After the fiasco in Kandahar, the relationship between Khurram and Jahangir soured. Khurram suspected that Nur Jahan favored her son-in-law Prince Shariyar (son of Jahangir from a slave), who was married to her daughter Ladli Begum, from her first marriage. Khurram was in rebellion with his father and in this the African slave Malik Ambar and Nur Jahan’s brother Asaf Khan aided him. Khurram- Shah Jahan was married to Asaf Khan’s daughter Mumtaz Mahal. Prince Shariyar was murdered and Nur Jahan spent her last years building a tomb for her father Itimad-ud-Daula in Agra. She could have little influence over the willful Shah Jahan or her niece Mumtaz Mahal.

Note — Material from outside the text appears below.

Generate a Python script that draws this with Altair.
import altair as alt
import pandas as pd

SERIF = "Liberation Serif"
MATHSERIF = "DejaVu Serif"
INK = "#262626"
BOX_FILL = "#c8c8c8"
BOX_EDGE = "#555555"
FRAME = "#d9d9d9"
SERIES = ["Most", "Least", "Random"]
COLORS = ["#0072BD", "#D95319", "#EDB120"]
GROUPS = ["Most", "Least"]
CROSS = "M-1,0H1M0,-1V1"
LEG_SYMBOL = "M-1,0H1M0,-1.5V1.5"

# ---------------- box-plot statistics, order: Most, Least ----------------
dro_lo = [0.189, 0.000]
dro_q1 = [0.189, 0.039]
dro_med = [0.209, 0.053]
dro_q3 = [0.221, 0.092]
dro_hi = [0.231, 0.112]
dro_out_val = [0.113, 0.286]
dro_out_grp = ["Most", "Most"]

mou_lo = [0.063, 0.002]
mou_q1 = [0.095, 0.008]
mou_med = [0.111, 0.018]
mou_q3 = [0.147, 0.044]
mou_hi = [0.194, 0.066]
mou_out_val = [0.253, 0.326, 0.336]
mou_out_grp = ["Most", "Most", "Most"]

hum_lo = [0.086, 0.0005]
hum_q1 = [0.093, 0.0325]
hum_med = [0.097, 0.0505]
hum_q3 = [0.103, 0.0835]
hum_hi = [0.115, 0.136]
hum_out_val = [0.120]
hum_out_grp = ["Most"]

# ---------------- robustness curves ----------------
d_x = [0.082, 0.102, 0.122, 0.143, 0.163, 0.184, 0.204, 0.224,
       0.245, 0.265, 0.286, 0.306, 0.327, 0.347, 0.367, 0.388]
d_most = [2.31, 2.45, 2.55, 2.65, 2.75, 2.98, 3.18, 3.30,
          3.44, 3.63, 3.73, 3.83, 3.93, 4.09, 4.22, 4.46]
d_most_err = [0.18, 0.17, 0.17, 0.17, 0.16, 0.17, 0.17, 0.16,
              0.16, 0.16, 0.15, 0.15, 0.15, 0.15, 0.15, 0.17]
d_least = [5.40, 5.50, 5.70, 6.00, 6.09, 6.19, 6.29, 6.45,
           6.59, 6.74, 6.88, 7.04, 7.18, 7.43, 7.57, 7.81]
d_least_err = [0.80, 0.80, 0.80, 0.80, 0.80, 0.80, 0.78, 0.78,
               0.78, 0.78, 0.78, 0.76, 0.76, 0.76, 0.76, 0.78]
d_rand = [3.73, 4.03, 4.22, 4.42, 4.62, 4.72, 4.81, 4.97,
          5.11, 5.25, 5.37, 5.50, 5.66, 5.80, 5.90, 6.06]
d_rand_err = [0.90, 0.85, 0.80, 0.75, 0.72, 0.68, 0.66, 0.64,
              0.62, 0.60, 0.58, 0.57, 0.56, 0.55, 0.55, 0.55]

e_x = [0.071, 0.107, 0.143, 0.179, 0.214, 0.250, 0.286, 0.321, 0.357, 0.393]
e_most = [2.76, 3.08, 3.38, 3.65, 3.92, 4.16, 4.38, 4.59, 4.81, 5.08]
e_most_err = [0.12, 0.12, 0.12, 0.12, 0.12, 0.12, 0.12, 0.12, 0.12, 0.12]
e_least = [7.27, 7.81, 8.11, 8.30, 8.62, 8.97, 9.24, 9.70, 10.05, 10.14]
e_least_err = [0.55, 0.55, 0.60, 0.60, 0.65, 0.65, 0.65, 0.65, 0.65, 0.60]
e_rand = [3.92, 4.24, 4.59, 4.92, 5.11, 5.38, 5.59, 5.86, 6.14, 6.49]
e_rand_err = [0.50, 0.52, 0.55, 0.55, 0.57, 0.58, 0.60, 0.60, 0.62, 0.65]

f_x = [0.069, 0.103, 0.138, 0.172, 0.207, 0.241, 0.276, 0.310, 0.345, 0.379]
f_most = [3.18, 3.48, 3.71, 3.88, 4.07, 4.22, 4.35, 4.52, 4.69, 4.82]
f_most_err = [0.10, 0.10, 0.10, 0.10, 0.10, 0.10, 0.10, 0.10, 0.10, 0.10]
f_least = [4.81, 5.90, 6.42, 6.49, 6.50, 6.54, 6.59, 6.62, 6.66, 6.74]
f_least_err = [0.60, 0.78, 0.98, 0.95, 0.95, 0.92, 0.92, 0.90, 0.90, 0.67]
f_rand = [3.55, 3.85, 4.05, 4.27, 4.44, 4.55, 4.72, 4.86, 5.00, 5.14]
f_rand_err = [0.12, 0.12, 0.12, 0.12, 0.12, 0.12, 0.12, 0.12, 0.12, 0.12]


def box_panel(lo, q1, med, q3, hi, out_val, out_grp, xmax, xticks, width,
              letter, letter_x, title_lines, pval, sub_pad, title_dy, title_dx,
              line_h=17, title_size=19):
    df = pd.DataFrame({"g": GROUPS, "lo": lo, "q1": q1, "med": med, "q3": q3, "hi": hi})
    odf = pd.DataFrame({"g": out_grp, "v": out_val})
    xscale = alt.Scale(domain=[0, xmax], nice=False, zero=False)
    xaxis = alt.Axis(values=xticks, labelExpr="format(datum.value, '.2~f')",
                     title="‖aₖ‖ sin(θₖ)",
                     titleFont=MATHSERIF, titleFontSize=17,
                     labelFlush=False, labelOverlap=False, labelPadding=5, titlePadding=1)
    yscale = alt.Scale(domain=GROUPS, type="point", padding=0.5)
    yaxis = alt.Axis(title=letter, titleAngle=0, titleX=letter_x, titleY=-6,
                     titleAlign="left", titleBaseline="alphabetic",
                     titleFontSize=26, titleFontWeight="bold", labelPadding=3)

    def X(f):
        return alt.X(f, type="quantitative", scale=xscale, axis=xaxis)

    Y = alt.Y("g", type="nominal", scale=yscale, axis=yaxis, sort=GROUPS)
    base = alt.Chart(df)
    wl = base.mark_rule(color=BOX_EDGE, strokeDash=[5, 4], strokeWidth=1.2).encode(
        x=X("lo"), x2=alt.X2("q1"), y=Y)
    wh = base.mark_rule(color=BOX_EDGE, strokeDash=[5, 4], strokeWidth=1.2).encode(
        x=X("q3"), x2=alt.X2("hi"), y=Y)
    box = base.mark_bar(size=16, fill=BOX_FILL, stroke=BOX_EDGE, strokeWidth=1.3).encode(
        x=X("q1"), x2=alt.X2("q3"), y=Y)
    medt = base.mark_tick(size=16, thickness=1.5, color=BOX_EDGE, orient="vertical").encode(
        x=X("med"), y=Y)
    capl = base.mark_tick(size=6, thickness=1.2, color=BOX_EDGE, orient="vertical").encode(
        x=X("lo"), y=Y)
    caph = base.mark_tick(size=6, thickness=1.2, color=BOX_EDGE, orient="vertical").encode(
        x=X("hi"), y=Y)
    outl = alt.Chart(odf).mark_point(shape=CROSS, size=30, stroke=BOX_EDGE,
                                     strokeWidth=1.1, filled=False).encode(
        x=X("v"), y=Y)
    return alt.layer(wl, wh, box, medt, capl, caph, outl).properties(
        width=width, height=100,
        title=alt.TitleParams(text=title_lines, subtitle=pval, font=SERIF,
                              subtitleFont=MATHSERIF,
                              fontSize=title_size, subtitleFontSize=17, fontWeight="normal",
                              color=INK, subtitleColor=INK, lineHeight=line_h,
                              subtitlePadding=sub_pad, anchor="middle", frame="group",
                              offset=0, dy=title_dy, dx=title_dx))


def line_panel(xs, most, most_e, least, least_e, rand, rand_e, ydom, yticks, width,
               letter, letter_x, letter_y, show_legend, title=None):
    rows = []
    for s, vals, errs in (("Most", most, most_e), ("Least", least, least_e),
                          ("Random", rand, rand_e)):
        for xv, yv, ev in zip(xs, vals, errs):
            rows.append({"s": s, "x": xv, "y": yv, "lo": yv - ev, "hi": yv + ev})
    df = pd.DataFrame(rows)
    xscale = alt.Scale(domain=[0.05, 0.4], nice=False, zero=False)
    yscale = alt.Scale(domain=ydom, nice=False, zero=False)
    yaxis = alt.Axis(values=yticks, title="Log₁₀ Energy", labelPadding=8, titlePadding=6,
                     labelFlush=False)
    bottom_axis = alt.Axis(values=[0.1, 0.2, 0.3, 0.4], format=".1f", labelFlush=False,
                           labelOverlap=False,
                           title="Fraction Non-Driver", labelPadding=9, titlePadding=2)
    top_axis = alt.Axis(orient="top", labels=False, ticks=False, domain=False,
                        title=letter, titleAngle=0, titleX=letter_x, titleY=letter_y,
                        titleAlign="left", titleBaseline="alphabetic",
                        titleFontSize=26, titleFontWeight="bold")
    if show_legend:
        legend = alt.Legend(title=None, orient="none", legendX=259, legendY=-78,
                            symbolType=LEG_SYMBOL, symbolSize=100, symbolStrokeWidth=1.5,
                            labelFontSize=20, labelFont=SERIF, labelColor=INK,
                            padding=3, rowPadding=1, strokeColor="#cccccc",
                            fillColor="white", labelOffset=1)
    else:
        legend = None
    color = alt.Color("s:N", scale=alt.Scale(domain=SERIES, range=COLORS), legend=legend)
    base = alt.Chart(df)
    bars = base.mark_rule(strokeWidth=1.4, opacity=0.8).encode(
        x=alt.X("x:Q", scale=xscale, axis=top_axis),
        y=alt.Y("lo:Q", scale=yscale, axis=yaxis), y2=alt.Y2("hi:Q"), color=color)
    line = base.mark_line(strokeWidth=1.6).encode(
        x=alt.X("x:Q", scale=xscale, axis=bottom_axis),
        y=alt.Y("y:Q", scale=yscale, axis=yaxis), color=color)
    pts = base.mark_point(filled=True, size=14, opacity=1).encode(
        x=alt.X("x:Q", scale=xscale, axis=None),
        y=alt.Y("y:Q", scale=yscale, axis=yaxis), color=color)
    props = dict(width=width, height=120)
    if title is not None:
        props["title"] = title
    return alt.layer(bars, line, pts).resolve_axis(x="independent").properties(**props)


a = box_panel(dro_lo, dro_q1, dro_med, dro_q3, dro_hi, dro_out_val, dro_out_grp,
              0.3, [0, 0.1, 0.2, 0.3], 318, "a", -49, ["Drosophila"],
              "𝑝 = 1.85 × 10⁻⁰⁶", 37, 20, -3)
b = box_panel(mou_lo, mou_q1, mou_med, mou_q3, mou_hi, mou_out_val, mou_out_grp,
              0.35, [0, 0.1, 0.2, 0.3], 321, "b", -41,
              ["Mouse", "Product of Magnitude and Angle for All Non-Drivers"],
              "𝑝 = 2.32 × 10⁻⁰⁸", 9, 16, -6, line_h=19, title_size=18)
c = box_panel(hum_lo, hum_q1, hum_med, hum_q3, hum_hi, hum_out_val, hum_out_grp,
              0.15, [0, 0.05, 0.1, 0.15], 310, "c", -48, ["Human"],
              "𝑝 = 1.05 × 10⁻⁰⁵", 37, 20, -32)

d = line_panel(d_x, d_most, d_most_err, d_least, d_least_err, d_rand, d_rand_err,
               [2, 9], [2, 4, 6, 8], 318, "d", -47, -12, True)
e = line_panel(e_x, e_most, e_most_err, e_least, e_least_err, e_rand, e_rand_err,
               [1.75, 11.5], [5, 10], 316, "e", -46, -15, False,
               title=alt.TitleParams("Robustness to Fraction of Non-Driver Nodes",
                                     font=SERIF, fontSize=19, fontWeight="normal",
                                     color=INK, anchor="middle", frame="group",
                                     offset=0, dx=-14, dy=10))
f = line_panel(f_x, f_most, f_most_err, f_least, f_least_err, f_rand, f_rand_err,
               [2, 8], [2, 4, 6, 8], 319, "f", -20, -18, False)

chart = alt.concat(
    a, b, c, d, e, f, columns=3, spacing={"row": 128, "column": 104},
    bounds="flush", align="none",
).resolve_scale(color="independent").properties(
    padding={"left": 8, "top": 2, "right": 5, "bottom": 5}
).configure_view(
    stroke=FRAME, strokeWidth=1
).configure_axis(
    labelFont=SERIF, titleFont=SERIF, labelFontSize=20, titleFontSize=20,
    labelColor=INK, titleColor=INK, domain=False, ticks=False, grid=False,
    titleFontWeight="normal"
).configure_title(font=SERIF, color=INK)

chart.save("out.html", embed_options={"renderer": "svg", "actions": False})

Jahangir had kept a diary that can pass marginally as memoirs. He describes inane and insignificant details of his garden and daily happenings around the palace. It only serves to give a glimpse of the emperor’s life in a superficial way. Though not a soldier, Jahangir was an ardent patron of Mughal art and an avid builder. He built Akbar’s five-tiered tomb in Sikandra. The emperor kept busy building in Lahore, Allahabad and Agra. While the de facto emperor, Nur Jahan was attending to administrative details, Jahangir found solace in loitering in his gardens and appreciating art and nature.
The darkest incident of his rule perhaps was the disposition of a peaceful leader of newly formed religion called Sikkhism. Akbar had watched the blossoming of the new religion founded by Guru Nanak, with fascination. Jahangir, in a controversy with its leader, was responsible for the death of Sikh Guru Arjan Singh (who died in Mughal prison) and this would have lasting consequences for future Mughal emperors. The peaceful religion of Sikhism would turn militant later when Jahangir’s grandson Aurangzeb murdered the ninth Sikh Guru Tegh Bahadur. Jahangir, the laid back emperor died in 1627 from alcohol abuse and Prince Khurram–Shah Jahan’s reign as the emperor began.